**WORK TO BE COMPLETED:**
Leave the pictures out. Retype exactly the lines below from the one containing "Clone this chart in matplotlib." through the one containing "fig = plt.figure(figsize=(W", and no others.

Charts and diagrams as code
----------

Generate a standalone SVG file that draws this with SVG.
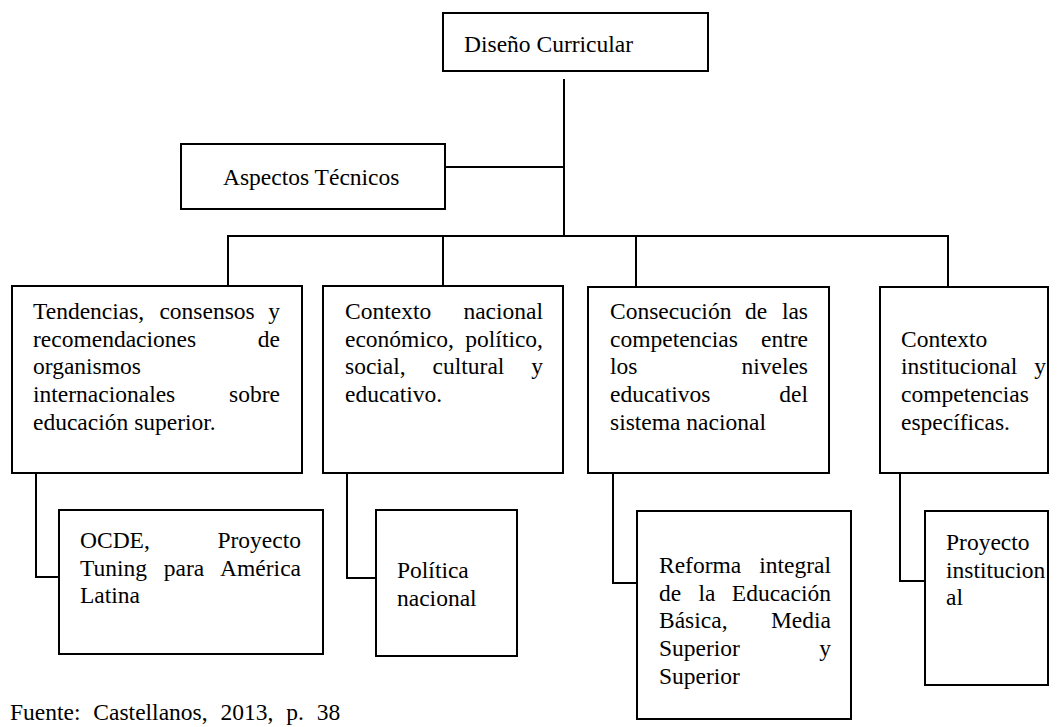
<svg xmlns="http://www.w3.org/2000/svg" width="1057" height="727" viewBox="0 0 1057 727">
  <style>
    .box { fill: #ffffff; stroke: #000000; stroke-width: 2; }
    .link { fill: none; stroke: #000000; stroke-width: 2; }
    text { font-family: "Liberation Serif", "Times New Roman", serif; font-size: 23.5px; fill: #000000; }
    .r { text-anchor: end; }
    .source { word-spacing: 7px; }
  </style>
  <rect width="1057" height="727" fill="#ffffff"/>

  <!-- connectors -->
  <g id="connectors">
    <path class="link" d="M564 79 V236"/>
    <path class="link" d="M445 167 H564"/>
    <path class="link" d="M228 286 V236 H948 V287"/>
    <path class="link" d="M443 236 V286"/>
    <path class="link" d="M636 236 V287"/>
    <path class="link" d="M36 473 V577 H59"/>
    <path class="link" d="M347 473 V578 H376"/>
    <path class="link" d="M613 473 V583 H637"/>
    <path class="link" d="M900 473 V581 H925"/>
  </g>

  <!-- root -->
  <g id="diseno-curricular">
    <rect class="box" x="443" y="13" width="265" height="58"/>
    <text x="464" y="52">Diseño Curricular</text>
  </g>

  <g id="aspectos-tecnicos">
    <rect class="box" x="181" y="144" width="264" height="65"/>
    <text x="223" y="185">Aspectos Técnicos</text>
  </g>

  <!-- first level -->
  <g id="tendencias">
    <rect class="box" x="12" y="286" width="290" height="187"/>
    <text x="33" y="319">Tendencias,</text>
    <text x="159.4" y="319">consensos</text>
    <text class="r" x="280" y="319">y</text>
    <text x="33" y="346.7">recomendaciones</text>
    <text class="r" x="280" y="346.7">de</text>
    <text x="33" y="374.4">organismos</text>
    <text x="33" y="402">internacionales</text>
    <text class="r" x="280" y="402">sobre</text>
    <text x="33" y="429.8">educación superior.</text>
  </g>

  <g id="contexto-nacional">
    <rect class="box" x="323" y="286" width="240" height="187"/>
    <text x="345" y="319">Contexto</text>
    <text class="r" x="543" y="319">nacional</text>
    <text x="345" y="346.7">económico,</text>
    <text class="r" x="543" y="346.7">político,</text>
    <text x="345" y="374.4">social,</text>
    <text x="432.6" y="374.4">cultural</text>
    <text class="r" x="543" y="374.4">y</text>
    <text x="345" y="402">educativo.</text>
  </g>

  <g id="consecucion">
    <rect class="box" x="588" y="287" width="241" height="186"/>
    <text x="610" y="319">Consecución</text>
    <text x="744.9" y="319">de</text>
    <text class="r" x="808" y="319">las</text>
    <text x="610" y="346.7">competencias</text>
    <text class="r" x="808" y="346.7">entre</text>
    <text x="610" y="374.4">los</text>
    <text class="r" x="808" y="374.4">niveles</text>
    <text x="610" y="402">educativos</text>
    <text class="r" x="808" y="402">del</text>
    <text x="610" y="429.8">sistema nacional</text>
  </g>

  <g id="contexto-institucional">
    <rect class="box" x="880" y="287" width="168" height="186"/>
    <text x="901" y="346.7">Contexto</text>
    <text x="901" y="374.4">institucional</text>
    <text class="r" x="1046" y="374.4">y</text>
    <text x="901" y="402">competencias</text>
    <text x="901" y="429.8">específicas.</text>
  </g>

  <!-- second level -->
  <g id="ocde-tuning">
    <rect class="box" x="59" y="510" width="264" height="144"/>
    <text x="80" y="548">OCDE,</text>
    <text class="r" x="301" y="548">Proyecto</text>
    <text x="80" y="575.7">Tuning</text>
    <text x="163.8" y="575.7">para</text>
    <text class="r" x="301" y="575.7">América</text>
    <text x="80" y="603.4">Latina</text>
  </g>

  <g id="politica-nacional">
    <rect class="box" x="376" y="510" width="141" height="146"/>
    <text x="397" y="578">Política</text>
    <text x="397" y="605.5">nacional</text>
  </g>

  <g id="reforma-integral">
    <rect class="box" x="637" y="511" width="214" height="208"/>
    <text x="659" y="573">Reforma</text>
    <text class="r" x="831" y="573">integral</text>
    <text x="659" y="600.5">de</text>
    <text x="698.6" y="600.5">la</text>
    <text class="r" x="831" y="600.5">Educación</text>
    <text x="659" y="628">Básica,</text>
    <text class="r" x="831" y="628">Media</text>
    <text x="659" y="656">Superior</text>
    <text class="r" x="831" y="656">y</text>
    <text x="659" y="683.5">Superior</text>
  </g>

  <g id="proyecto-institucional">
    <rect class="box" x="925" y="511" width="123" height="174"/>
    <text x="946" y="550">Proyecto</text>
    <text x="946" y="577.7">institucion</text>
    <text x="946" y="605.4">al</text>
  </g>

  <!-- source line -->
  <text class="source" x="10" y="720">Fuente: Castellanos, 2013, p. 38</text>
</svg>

----------

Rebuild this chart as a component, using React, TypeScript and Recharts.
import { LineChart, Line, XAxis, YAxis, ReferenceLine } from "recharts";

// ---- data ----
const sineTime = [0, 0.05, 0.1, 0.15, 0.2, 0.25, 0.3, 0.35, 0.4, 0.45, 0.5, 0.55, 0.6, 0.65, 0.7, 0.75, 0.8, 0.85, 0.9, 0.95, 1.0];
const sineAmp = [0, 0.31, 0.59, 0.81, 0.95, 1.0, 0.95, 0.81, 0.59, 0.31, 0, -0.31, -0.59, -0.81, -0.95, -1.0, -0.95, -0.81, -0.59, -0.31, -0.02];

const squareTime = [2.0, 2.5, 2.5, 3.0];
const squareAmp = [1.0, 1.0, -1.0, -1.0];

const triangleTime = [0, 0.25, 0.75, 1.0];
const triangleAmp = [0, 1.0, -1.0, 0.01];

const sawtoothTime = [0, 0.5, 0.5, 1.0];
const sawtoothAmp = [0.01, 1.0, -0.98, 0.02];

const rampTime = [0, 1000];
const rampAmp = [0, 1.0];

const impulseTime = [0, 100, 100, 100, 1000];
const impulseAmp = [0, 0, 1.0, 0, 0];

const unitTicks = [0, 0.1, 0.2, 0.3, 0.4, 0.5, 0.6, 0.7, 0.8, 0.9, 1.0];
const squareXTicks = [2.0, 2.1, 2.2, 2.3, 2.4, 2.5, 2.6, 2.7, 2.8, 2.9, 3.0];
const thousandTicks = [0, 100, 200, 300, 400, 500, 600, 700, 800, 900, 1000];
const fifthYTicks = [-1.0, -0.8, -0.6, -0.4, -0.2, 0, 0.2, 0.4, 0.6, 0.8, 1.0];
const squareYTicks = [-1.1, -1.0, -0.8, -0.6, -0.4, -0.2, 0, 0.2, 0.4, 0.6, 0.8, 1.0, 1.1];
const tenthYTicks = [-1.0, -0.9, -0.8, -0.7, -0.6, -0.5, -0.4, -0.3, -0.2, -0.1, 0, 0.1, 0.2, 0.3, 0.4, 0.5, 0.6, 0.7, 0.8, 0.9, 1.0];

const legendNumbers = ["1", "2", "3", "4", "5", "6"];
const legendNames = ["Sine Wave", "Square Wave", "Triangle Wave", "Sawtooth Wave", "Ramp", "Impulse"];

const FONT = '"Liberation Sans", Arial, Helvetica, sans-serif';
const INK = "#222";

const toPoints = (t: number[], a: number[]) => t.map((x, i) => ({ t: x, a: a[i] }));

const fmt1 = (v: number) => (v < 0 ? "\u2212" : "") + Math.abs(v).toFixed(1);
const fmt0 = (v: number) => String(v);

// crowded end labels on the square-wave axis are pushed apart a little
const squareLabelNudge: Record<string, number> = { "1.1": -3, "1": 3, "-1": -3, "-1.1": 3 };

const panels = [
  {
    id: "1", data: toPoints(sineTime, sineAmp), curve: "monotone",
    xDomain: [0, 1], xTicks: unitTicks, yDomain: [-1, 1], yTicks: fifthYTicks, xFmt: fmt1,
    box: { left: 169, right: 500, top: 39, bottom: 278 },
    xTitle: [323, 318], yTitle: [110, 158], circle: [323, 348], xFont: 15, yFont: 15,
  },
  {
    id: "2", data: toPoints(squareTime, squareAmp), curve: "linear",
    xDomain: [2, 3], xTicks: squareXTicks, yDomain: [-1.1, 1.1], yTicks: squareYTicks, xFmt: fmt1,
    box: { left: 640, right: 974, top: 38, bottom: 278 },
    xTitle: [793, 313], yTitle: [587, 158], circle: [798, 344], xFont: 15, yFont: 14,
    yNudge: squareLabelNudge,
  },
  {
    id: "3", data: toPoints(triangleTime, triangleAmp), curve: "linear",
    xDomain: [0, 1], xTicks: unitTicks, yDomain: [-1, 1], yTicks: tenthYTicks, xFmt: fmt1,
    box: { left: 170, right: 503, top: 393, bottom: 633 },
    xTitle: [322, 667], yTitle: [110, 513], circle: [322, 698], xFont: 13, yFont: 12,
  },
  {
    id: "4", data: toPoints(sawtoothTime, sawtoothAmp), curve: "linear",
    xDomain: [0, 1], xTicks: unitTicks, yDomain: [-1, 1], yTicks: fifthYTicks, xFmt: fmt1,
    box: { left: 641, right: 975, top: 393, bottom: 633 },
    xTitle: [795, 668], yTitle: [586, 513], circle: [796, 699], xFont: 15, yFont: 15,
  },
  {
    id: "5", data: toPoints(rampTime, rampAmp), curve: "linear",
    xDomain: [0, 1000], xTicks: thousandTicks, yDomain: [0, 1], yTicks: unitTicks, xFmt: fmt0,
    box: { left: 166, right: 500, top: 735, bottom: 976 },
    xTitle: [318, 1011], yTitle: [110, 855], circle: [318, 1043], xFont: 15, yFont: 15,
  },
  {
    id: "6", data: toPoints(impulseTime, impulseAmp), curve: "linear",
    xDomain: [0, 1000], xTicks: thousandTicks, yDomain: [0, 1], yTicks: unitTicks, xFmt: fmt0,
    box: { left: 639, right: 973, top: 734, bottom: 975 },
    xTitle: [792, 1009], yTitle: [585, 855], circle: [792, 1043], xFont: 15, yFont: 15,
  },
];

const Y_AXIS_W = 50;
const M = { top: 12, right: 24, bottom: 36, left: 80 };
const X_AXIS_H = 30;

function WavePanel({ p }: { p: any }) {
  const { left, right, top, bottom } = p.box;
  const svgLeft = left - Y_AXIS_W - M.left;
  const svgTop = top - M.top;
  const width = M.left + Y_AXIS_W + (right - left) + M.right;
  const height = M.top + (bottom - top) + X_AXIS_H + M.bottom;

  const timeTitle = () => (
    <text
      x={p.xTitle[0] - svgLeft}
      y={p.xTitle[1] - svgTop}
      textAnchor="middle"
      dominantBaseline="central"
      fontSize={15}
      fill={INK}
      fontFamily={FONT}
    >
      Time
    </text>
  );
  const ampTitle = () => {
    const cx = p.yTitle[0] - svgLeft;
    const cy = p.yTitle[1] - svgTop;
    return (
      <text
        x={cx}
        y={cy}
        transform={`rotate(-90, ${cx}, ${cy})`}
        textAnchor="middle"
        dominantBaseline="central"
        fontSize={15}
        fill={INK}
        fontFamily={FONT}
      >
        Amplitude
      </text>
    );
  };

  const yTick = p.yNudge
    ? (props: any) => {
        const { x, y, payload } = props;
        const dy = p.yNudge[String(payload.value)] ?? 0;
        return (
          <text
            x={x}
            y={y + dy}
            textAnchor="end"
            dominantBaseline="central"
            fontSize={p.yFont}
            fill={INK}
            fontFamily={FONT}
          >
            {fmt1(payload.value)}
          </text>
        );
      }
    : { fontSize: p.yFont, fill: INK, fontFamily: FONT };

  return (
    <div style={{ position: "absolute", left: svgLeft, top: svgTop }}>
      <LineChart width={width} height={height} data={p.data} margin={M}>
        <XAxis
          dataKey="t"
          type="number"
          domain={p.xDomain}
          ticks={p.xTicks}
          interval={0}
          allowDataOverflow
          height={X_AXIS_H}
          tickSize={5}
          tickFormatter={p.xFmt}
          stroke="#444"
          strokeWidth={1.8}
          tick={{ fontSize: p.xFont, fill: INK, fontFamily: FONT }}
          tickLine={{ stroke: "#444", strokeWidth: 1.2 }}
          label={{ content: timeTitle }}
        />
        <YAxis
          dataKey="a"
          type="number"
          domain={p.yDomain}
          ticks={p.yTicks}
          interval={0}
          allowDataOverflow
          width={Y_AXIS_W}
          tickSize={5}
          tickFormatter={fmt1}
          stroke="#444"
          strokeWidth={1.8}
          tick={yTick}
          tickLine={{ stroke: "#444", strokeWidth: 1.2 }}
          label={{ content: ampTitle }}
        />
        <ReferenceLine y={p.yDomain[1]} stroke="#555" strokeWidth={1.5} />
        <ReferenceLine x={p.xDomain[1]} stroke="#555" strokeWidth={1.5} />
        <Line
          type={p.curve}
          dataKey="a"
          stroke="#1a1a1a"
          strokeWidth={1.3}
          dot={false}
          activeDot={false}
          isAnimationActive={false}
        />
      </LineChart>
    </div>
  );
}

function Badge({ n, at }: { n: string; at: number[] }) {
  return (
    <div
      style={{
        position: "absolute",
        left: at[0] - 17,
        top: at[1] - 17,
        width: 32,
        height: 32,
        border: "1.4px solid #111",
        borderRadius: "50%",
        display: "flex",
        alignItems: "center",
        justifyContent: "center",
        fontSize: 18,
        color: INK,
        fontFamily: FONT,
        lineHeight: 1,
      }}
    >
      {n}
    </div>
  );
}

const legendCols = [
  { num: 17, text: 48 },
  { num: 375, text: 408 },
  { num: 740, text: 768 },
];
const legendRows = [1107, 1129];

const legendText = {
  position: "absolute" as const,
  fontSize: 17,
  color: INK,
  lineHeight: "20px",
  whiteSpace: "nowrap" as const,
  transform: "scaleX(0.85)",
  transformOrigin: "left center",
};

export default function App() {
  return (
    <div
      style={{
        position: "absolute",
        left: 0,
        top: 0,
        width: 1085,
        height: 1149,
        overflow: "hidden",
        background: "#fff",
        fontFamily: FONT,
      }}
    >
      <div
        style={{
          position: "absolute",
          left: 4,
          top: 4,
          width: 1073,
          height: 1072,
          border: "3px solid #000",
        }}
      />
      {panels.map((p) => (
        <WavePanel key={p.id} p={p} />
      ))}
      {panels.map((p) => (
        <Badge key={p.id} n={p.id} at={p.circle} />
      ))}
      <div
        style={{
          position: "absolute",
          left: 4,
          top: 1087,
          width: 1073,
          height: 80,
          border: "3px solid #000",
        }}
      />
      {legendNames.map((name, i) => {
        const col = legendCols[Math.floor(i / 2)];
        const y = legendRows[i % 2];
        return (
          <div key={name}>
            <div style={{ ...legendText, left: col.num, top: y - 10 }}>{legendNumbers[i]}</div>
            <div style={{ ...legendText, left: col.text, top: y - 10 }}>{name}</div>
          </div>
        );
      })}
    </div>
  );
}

----------

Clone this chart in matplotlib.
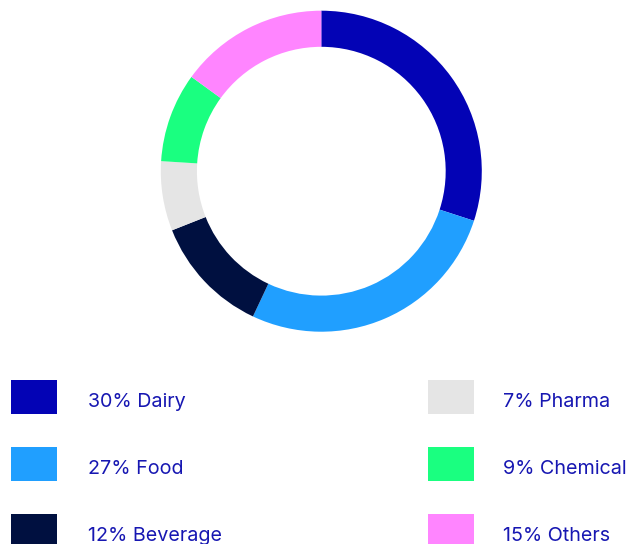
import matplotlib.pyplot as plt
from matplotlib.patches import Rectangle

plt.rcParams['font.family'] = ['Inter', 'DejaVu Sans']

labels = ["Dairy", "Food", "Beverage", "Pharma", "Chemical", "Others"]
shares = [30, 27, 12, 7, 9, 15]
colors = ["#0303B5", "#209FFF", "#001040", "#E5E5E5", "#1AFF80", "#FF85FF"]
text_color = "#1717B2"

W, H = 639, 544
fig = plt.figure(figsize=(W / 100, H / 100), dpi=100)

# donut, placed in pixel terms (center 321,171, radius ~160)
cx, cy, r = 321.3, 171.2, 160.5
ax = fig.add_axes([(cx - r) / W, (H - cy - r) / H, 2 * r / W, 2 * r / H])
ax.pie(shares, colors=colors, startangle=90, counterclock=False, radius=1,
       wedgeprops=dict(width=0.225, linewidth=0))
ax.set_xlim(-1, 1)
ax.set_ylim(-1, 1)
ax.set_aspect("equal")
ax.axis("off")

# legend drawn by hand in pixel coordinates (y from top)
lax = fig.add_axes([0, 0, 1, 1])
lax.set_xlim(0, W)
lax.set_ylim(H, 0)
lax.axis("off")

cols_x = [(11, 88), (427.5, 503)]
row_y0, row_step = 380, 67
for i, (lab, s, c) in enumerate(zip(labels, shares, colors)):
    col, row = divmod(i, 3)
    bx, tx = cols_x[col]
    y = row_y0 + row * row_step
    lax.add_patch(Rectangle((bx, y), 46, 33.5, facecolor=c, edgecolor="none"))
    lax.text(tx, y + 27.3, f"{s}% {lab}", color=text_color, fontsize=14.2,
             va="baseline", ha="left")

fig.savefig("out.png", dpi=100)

----------

**WRITTEN ANSWER:**
Clone this chart in matplotlib.
import matplotlib.pyplot as plt
from matplotlib.patches import Rectangle

plt.rcParams['font.family'] = ['Inter', 'DejaVu Sans']

labels = ["Dairy", "Food", "Beverage", "Pharma", "Chemical", "Others"]
shares = [30, 27, 12, 7, 9, 15]
colors = ["#0303B5", "#209FFF", "#001040", "#E5E5E5", "#1AFF80", "#FF85FF"]
text_color = "#1717B2"

W, H = 639, 544
fig = plt.figure(figsize=(W / 100, H / 100), dpi=100)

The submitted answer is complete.